In my quest to discover more about these mysterious mud islands, I requested the Pakistani space research organisation for a satellite picture of the island and that of the 1999 Malan island. I already had a copy of this, which was published in a research paper of the time, but I was not surprised by their reply. They claimed that they could not find the 1999 picture and would not grant me right of usage for the copy in my possession. However, they told me that I could purchase a low resolution black and white image of the recently emerged island from them for Rs15,000 per picture. Dejected, I tried a long shot and made a similar request to NASA. I was shocked at their prompt response. They said that due to the satellites orbit and image capturing schedules I’d have to wait weeks before my request could be complied. A few months down the road, I was delighted to be informed that they had uploaded high resolution coloured images that I had requested, for public usage!

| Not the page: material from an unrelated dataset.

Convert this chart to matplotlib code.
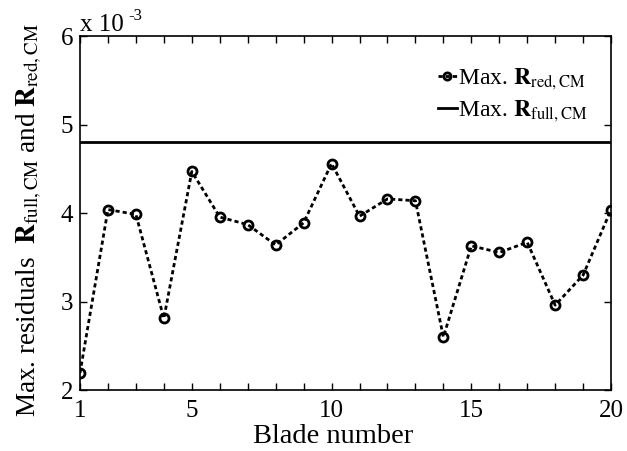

Directions and Hazards — A Road less travelled
The most accessible mud volcanoes on the Makran Range are the Chandargup family. In order to get there, one has to take a left from the Makran Coastal Highway (MCH), approximately 35 kilometres before the Aghore post at river Hingol. The area lies within the limits of the Hingol National Park and the management has erected a concrete sign to mark the path to the mud volcanoes, the largest of which is visible from the highway. The path is a series of dirt tracks which are only navigable in a 4x4 vehicle. Initially, we had considered trekking the 10 kilometre track from the MCH to Chandargup and back again. The idea was abandoned after we were told about the sand flies. These tiny, winged gnats seek exposed skin and their bites leave large, red itchy bumps that may turn into a rash. Sandflies are known to carry a host of viruses and people are known to have died from complications arising from sand fly bites. It is strongly recommended that all would-be adventurists proceed when they are completely prepared as far as vehicles, equipment and physical condition is concerned. The area is completely isolated from civilisation and the chances of any rescue are virtually zero. Cell phones are also useless as there are no signals for more than 50 kilometres in any direction.

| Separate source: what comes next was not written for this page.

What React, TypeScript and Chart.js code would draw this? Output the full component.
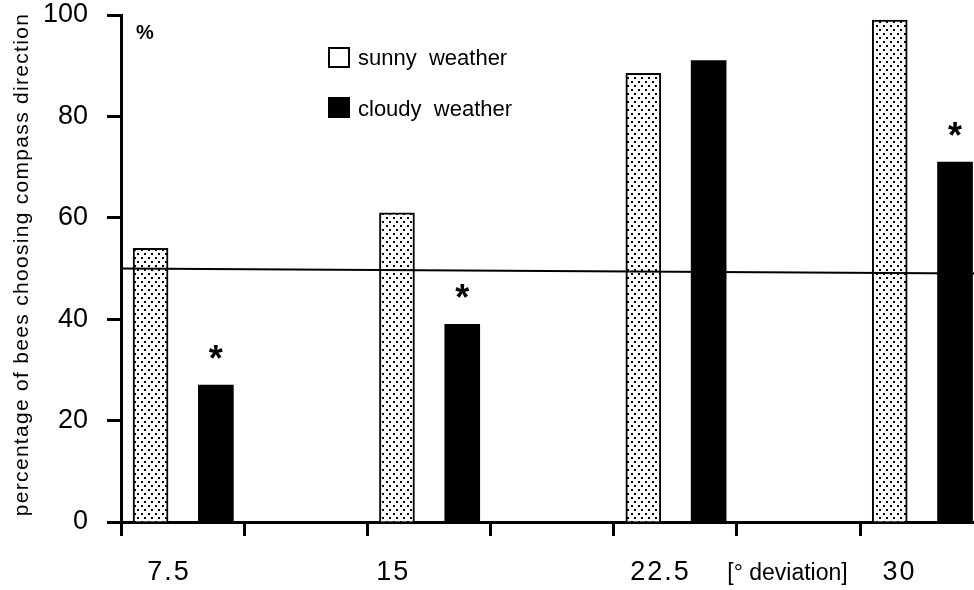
import React, { useEffect, useRef } from "react";
import { Chart, registerables } from "chart.js";

Chart.register(...registerables);

// ---------- data ----------
const categories = ["7.5", "15", "22.5", "30"];
const sunnyValues = [54, 61, 88.5, 99];
const cloudyValues = [27, 39, 91, 71];
const significant = [true, true, false, true]; // asterisk above the cloudy bar
const chanceLine = [50, 49]; // left end, right end (as drawn)
const yTickValues = [0, 20, 40, 60, 80, 100];
const seriesNames = ["sunny  weather", "cloudy  weather"];
const unitLabel = "[° deviation]";
const yTitle = "percentage of bees choosing compass direction";
const yUnit = "%";

// ---------- layout (axis units, not data) ----------
const GROUP_SPAN = 2;
const SUNNY_OFFSET = 0.24;
const CLOUDY_OFFSET = 0.77;
const LABEL_POS = [0.39, 2.21, 4.38, 6.32];
const UNIT_LABEL_POS = 5.41;
const X_MAX = 6.924;
const FONT = "'Liberation Sans', Arial, Helvetica, sans-serif";

function makeDotPattern(ctx: CanvasRenderingContext2D) {
  const c = document.createElement("canvas");
  c.width = 7;
  c.height = 8;
  const p = c.getContext("2d")!;
  p.fillStyle = "#fff";
  p.fillRect(0, 0, 7, 8);
  p.fillStyle = "#000";
  p.fillRect(1, 1, 2, 2);
  p.fillRect(4, 5, 2, 2);
  return ctx.createPattern(c, "repeat")!;
}

const textPlugin = {
  id: "figureText",
  afterDraw(chart: any) {
    const ctx: CanvasRenderingContext2D = chart.ctx;
    const xs = chart.scales.x;
    const ys = chart.scales.y;
    const area = chart.chartArea;
    ctx.save();
    ctx.fillStyle = "#000";

    // y axis title
    ctx.save();
    ctx.translate(28, (area.top + area.bottom) / 2 - 4);
    ctx.rotate(-Math.PI / 2);
    ctx.font = `21px ${FONT}`;
    (ctx as any).letterSpacing = "1.3px";
    ctx.textAlign = "center";
    ctx.textBaseline = "alphabetic";
    ctx.fillText(yTitle, 0, 0);
    ctx.restore();

    // % unit
    ctx.font = `bold 20px ${FONT}`;
    ctx.textAlign = "center";
    ctx.textBaseline = "alphabetic";
    ctx.fillText(yUnit, 145, 39);

    // category labels
    ctx.font = `27px ${FONT}`;
    (ctx as any).letterSpacing = "2px";
    categories.forEach((c, i) => {
      ctx.fillText(c, xs.getPixelForValue(LABEL_POS[i]), 580);
    });
    (ctx as any).letterSpacing = "0px";
    ctx.font = `23px ${FONT}`;
    ctx.fillText(unitLabel, xs.getPixelForValue(UNIT_LABEL_POS), 580);

    // asterisks
    ctx.font = `bold 36px ${FONT}`;
    significant.forEach((s, i) => {
      if (!s) return;
      const x = xs.getPixelForValue(i * GROUP_SPAN + CLOUDY_OFFSET);
      const top = ys.getPixelForValue(cloudyValues[i]);
      ctx.fillText("*", x, top - 35 + 21);
    });

    // legend
    ctx.textAlign = "left";
    ctx.font = `22px ${FONT}`;
    ctx.lineWidth = 2;
    ctx.strokeStyle = "#000";
    ctx.fillStyle = "#fff";
    ctx.fillRect(329, 48, 20, 19);
    ctx.strokeRect(329, 48, 20, 19);
    ctx.fillStyle = "#000";
    ctx.fillRect(328, 97, 22, 21);
    ctx.fillText(seriesNames[0], 358, 65);
    ctx.fillText(seriesNames[1], 358, 116);

    ctx.restore();
  },
};

export default function App() {
  const ref = useRef<HTMLCanvasElement>(null);

  useEffect(() => {
    const canvas = ref.current!;
    const ctx = canvas.getContext("2d")!;
    const pattern = makeDotPattern(ctx);

    const chart = new Chart(ctx, {
      type: "bar",
      data: {
        datasets: [
          {
            type: "line",
            label: "chance",
            data: [
              { x: 0, y: chanceLine[0] },
              { x: X_MAX, y: chanceLine[1] },
            ],
            borderColor: "#000",
            borderWidth: 2,
            pointRadius: 0,
            order: 0,
          } as any,
          {
            type: "bar",
            label: seriesNames[0],
            data: sunnyValues.map((v, i) => ({ x: i * GROUP_SPAN + SUNNY_OFFSET, y: v })),
            backgroundColor: pattern,
            borderColor: "#000",
            borderWidth: 2,
            barThickness: 35,
            grouped: false,
            order: 1,
          } as any,
          {
            type: "bar",
            label: seriesNames[1],
            data: cloudyValues.map((v, i) => ({ x: i * GROUP_SPAN + CLOUDY_OFFSET, y: v })),
            backgroundColor: "#000",
            borderWidth: 0,
            barThickness: 35,
            grouped: false,
            order: 1,
          } as any,
        ],
      },
      options: {
        animation: false,
        responsive: false,
        maintainAspectRatio: false,
        layout: { padding: { top: 15, right: 0, bottom: 0, left: 0 } },
        plugins: {
          legend: { display: false },
          tooltip: { enabled: false },
        },
        scales: {
          x: {
            type: "linear",
            min: 0,
            max: X_MAX,
            offset: false,
            ticks: { stepSize: 1, includeBounds: false, display: false },
            grid: {
              offset: false,
              drawOnChartArea: false,
              drawTicks: true,
              tickLength: 14,
              tickWidth: 3,
              tickColor: "#000",
            },
            border: { display: true, width: 3, color: "#000" },
            afterFit: (s: any) => {
              s.height = 68;
              s.paddingLeft = 0;
              s.paddingRight = 0;
            },
          },
          y: {
            type: "linear",
            min: 0,
            max: 100,
            afterBuildTicks: (s: any) => {
              s.ticks = yTickValues.map((v) => ({ value: v }));
            },
            ticks: {
              color: "#000",
              font: { family: FONT, size: 27 },
              padding: 19,
            },
            grid: {
              drawOnChartArea: false,
              drawTicks: true,
              tickLength: 14,
              tickWidth: 3,
              tickColor: "#000",
            },
            border: { display: true, width: 3, color: "#000" },
            afterFit: (s: any) => {
              s.width = 121;
              s.paddingTop = 0;
              s.paddingBottom = 0;
            },
          },
        },
      } as any,
      plugins: [textPlugin],
    });
    return () => chart.destroy();
  }, []);

  return (
    <div style={{ position: "fixed", left: 0, top: 0, width: 974, height: 590, background: "#fff" }}>
      <canvas ref={ref} width={974} height={590} style={{ display: "block" }} />
    </div>
  );
}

While the hazards might put you off the journey, the view from the top of the volcano makes the effort well worth it. The 300ft high peak provides an excellent vantage point for viewing both the coastal highway and the Arabian Sea, which is barely 5 kilometres away. As it was not the peak activity season, when we visited, the discharge of mud was low but there was visible moisture and mud on the surface of the crater. A flag or two, some coconut shells, a few plastic bottles, blackened make-shift stoves and some dried up tire tracks in the parched mud were the only reminders of the Hindu pilgrims and adventurists who visit the site.

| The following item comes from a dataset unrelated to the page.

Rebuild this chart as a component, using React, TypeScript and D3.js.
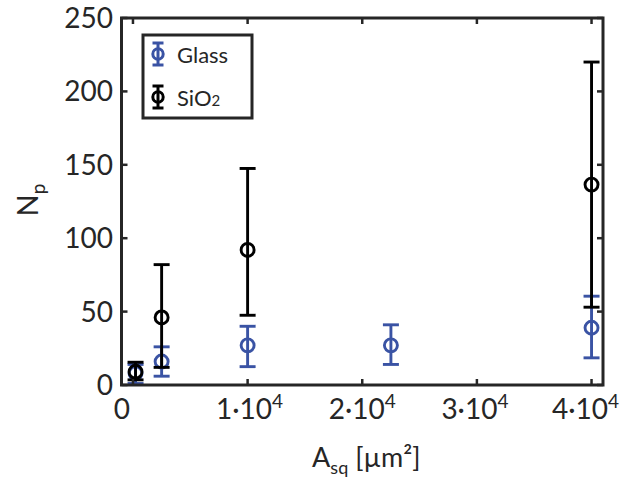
import React from "react";
import * as d3 from "d3";

// areas of the squares [µm²]
const glassArea = [225, 2500, 10000, 22500, 40000];
const glassNp = [8, 16, 27, 27, 39];
const glassLow = [1, 6, 12.5, 14, 18.5];
const glassHigh = [14, 26, 40, 41, 60.5];

const sio2Area = [225, 2500, 10000, 40000];
const sio2Np = [9, 46, 92, 136.5];
const sio2Low = [3.5, 12, 47.5, 53];
const sio2High = [15.5, 82, 147.5, 220];

const xTicks = [0, 1, 2, 3, 4];
const xLabelNudge = [-11, 2, 0, -2, -6];
const yTicks = [0, 50, 100, 150, 200, 250];

const BLUE = "#3A53A4";
const FRAME = "#262626";
const FONT = "Lato, 'Open Sans', sans-serif";

type Series = { name: string; color: string; x: number[]; y: number[]; lo: number[]; hi: number[] };

const series: Series[] = [
  { name: "Glass", color: BLUE, x: glassArea, y: glassNp, lo: glassLow, hi: glassHigh },
  { name: "SiO2", color: "#000", x: sio2Area, y: sio2Np, lo: sio2Low, hi: sio2High },
];

const App = () => {
  const W = 626;
  const H = 479;
  const left = 121.5,
    right = 603,
    top = 18,
    bottom = 385;

  const x = d3.scaleLinear().domain([-1000, 41000]).range([left, right]);
  const y = d3.scaleLinear().domain([0, 250]).range([bottom, top]);

  const tickLen = 6;
  const cap = 8;
  const r = 6.5;

  return (
    <svg
      width={W}
      height={H}
      style={{ position: "absolute", left: 0, top: 0, background: "#fff" }}
      fontFamily={FONT}
    >
      {/* error bars + markers */}
      {series.map((s) => (
        <g key={s.name} stroke={s.color} strokeWidth={2.9} fill="none">
          {s.x.map((v, i) => {
            const cx = x(v);
            return (
              <g key={i}>
                <line x1={cx} x2={cx} y1={y(s.lo[i])} y2={y(s.hi[i])} />
                <line x1={cx - cap} x2={cx + cap} y1={y(s.lo[i])} y2={y(s.lo[i])} />
                <line x1={cx - cap} x2={cx + cap} y1={y(s.hi[i])} y2={y(s.hi[i])} />
                <circle cx={cx} cy={y(s.y[i])} r={r} />
              </g>
            );
          })}
        </g>
      ))}

      {/* ticks (inside, box on) */}
      <g stroke={FRAME} strokeWidth={2.5}>
        {xTicks.map((t) => (
          <g key={"x" + t}>
            <line x1={x(t * 1e4)} x2={x(t * 1e4)} y1={bottom} y2={bottom - tickLen} />
            <line x1={x(t * 1e4)} x2={x(t * 1e4)} y1={top} y2={top + tickLen} />
          </g>
        ))}
        {yTicks.map((t) => (
          <g key={"y" + t}>
            <line x1={left} x2={left + tickLen} y1={y(t)} y2={y(t)} />
            <line x1={right} x2={right - tickLen} y1={y(t)} y2={y(t)} />
          </g>
        ))}
      </g>
      <rect
        x={left}
        y={top}
        width={right - left}
        height={bottom - top}
        fill="none"
        stroke={FRAME}
        strokeWidth={3}
      />

      {/* x tick labels */}
      <g fill={FRAME} fontSize={28} textAnchor="middle">
        {xTicks.map((t, i) =>
          t === 0 ? (
            <text key={t} x={x(0) + xLabelNudge[i]} y={419}>
              0
            </text>
          ) : (
            <text key={t} x={x(t * 1e4) + xLabelNudge[i]} y={419}>
              {`${t}·10`}
              <tspan fontSize={19} dy={-11}>
                4
              </tspan>
            </text>
          )
        )}
      </g>

      {/* y tick labels */}
      <g fill={FRAME} fontSize={28} textAnchor="end">
        {yTicks.map((t) => (
          <text key={t} x={113} y={y(t) + 10}>
            {t}
          </text>
        ))}
      </g>

      {/* axis labels */}
      <text x={(left + right) / 2 + 4} y={467} fill={FRAME} fontSize={27} textAnchor="middle">
        A
        <tspan fontSize={18} dy={7}>
          sq
        </tspan>
        <tspan dy={-7}> [µm²]</tspan>
      </text>
      <text
        transform="translate(38,200) rotate(-90)"
        fill={FRAME}
        fontSize={29}
        textAnchor="middle"
      >
        N
        <tspan fontSize={19} dy={7}>
          p
        </tspan>
      </text>

      {/* legend */}
      <g>
        <rect x={143} y={35} width={109} height={83} fill="#fff" stroke={FRAME} strokeWidth={3} />
        {series.map((s, i) => {
          const cy = 54 + i * 43;
          const lx = 158;
          return (
            <g key={s.name}>
              <g stroke={s.color} strokeWidth={3} fill="none">
                <line x1={lx} x2={lx} y1={cy - 11} y2={cy + 11} />
                <line x1={lx - 5.5} x2={lx + 5.5} y1={cy - 11} y2={cy - 11} />
                <line x1={lx - 5.5} x2={lx + 5.5} y1={cy + 11} y2={cy + 11} />
                <circle cx={lx} cy={cy} r={5.2} />
              </g>
              <text x={177} y={cy + 9} fontSize={22} fill={FRAME}>
                {s.name === "SiO2" ? (
                  <>
                    SiO<tspan fontSize={15}>2</tspan>
                  </>
                ) : (
                  s.name
                )}
              </text>
            </g>
          );
        })}
      </g>
    </svg>
  );
};

export default App;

Mud volcanoes hold clues to our underground mineral resources, not to mention important geological and seismic information. They are also a potential tourist attraction not only for the Hindu devotees but also for any adventure junkie. Their formation and scientific studies carried out in the area, have proved the presence of huge deposits of methane underneath the surface. Unfortunately, the gas deposits are in a solid form called methane hydrates. Science has not yet figured out a way of extracting methane from this form in a controlled manner. Perhaps in the future, the mud volcanoes might answer Pakistan’s energy needs.
Published in The Express Tribune, Sunday Magazine, February 24th, 2013.